Objective: The goal of this study was to investigate racial/ethnic differentials in exposure to airborne VOCs within a national sample of the U.S. population and assessed socio-demographic determinants that may contribute to these racial differences.

Methods: We used data from a stratified sample of 576 participants (aged 20–59 years) who provided personal air samples for VOC measurements in the National Health and Nutrition Examination Survey (NHANES) in 1999–2000. We used Analysis of Variance (ANOVA) and multiple regression models for statistical analyses.

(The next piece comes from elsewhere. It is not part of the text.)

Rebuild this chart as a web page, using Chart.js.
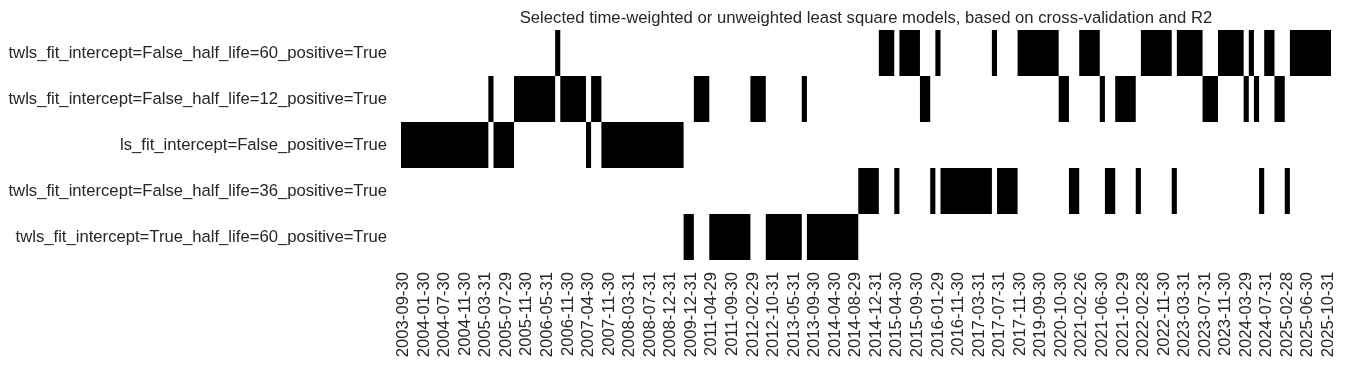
<html>
<head>
<meta charset="UTF-8">
<title>Selected models</title>
<script src="https://cdn.jsdelivr.net/npm/chart.js@4.4.0/dist/chart.umd.min.js"></script>
<style>
  body { margin: 0; background: #fff; }
  #wrap { width: 1345px; height: 369px; position: relative; }
</style>
</head>
<body>
<div id="wrap"><canvas id="myChart"></canvas></div>
<script>
var models = [
  'twls_fit_intercept=False_half_life=60_positive=True',
  'twls_fit_intercept=False_half_life=12_positive=True',
  'ls_fit_intercept=False_positive=True',
  'twls_fit_intercept=False_half_life=36_positive=True',
  'twls_fit_intercept=True_half_life=60_positive=True'
];

// every 4th column gets a date label
var tickEvery = 4;
var tickDates = [
  '2003-09-30', '2004-01-30', '2004-07-30', '2004-11-30', '2005-03-31', '2005-07-29',
  '2005-11-30', '2006-05-31', '2006-11-30', '2007-04-30', '2007-11-30', '2008-03-31',
  '2008-07-31', '2008-12-31', '2009-12-31', '2011-04-29', '2011-09-30', '2012-02-29',
  '2012-10-31', '2013-05-31', '2013-09-30', '2014-04-30', '2014-08-29', '2014-12-31',
  '2015-04-30', '2015-09-30', '2016-01-29', '2016-11-30', '2017-03-31', '2017-07-31',
  '2017-11-30', '2019-09-30', '2020-10-30', '2021-02-26', '2021-06-30', '2021-10-29',
  '2022-02-28', '2022-11-30', '2023-03-31', '2023-07-31', '2023-11-30', '2024-03-29',
  '2024-07-31', '2025-02-28', '2025-06-30', '2025-10-31'
];

// index into models of the model picked at each date (181 columns)
var selected = [
  2,2,2,2,2,2,2,2,2,2, 2,2,2,2,2,2,2,1,2,2,
  2,2,1,1,1,1,1,1,1,1, 0,1,1,1,1,1,2,1,1,2,
  2,2,2,2,2,2,2,2,2,2, 2,2,2,2,2,4,4,1,1,1,
  4,4,4,4,4,4,4,4,1,1, 1,4,4,4,4,4,4,4,1,4,
  4,4,4,4,4,4,4,4,4,3, 3,3,3,0,0,0,3,0,0,0,
  0,1,1,3,0,3,3,3,3,3, 3,3,3,3,3,0,3,3,3,3,
  0,0,0,0,0,0,0,0,1,1, 3,3,0,0,0,0,1,3,3,1,
  1,1,1,3,0,0,0,0,0,0, 3,0,0,0,0,0,1,1,1,0,
  0,0,0,0,1,0,1,3,0,0, 1,1,3,0,0,0,0,0,0,0,
  0
];

var titleText = 'Selected time-weighted or unweighted least square models, based on cross-validation and R2';

// consecutive columns with the same model -> one floating bar
var runs = [];
for (var i = 0; i < selected.length; i++) {
  var last = runs[runs.length - 1];
  if (last && last.m === selected[i] && last.x[1] === i) {
    last.x[1] = i + 1;
  } else {
    runs.push({ m: selected[i], y: models[selected[i]], x: [i, i + 1] });
  }
}

var fnt = { family: '"Liberation Sans", Arial, sans-serif', size: 16.67 };
var txtColor = '#262626';

var titlePlugin = {
  id: 'plotTitle',
  afterDraw: (chart) => {
    var a = chart.chartArea, ctx = chart.ctx;
    ctx.save();
    ctx.font = '16.67px "Liberation Sans", Arial, sans-serif';
    ctx.fillStyle = txtColor;
    ctx.textAlign = 'center';
    ctx.textBaseline = 'alphabetic';
    ctx.fillText(titleText, (a.left + a.right) / 2, 23);
    ctx.restore();
  }
};

var ctx = document.getElementById('myChart').getContext('2d');
var chart = new Chart(ctx, {
  type: 'bar',
  data: {
    labels: models,
    datasets: [{
      data: runs,
      backgroundColor: '#000000',
      borderWidth: 0,
      barPercentage: 1,
      categoryPercentage: 1,
      inflateAmount: 0
    }]
  },
  options: {
    indexAxis: 'y',
    responsive: true,
    maintainAspectRatio: false,
    animation: false,
    layout: { padding: { top: 30, right: 14, left: 0, bottom: 0 } },
    plugins: { legend: { display: false }, tooltip: { enabled: false }, title: { display: false } },
    scales: {
      x: {
        type: 'linear',
        min: 0,
        max: selected.length,
        grid: { display: false, drawTicks: false },
        border: { display: false },
        afterBuildTicks: (s) => {
          s.ticks = tickDates.map((d, k) => ({ value: k * tickEvery + 0.5 }));
        },
        afterFit: (s) => {
          s.height = 109;
          s.paddingLeft = 0;
          s.paddingRight = 0;
        },
        ticks: {
          autoSkip: false,
          minRotation: 90,
          maxRotation: 90,
          padding: 12,
          color: txtColor,
          font: fnt,
          callback: (v, k) => tickDates[k]
        }
      },
      y: {
        type: 'category',
        grid: { display: false, drawTicks: false },
        border: { display: false },
        afterFit: (s) => {
          s.width = 401;
          s.paddingTop = 0;
          s.paddingBottom = 0;
        },
        ticks: { padding: 14, color: txtColor, font: fnt }
      }
    }
  },
  plugins: [titlePlugin]
});
</script>
</body>
</html>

Results: Compared to the exposure of the majority populations in the United States, a disproportionate burden of exposure to airborne VOCs fell on minority populations: The levels of total VOC exposure were 52% and 37% higher in Mexican Americans and non-Hispanic blacks, respectively, than in non-Hispanic whites after adjusting for socioeconomic and other covariates (p< 0.001). Socio-demographic and lifestyle factors, including education, tobacco exposure, presence or absence of a window for ventilation inside the home, and gasoline use/storage, also affected levels of personal exposure to VOCs.

Discussion and Conclusion: This research study demonstrates that race/ethnicity is associated with VOC exposure independent of socioeconomic and other demographic factors. To help promote public health for communities and individuals, further efforts should be made to investigate underlying causes of racial/ethnic disparities in exposure to environmental VOCs.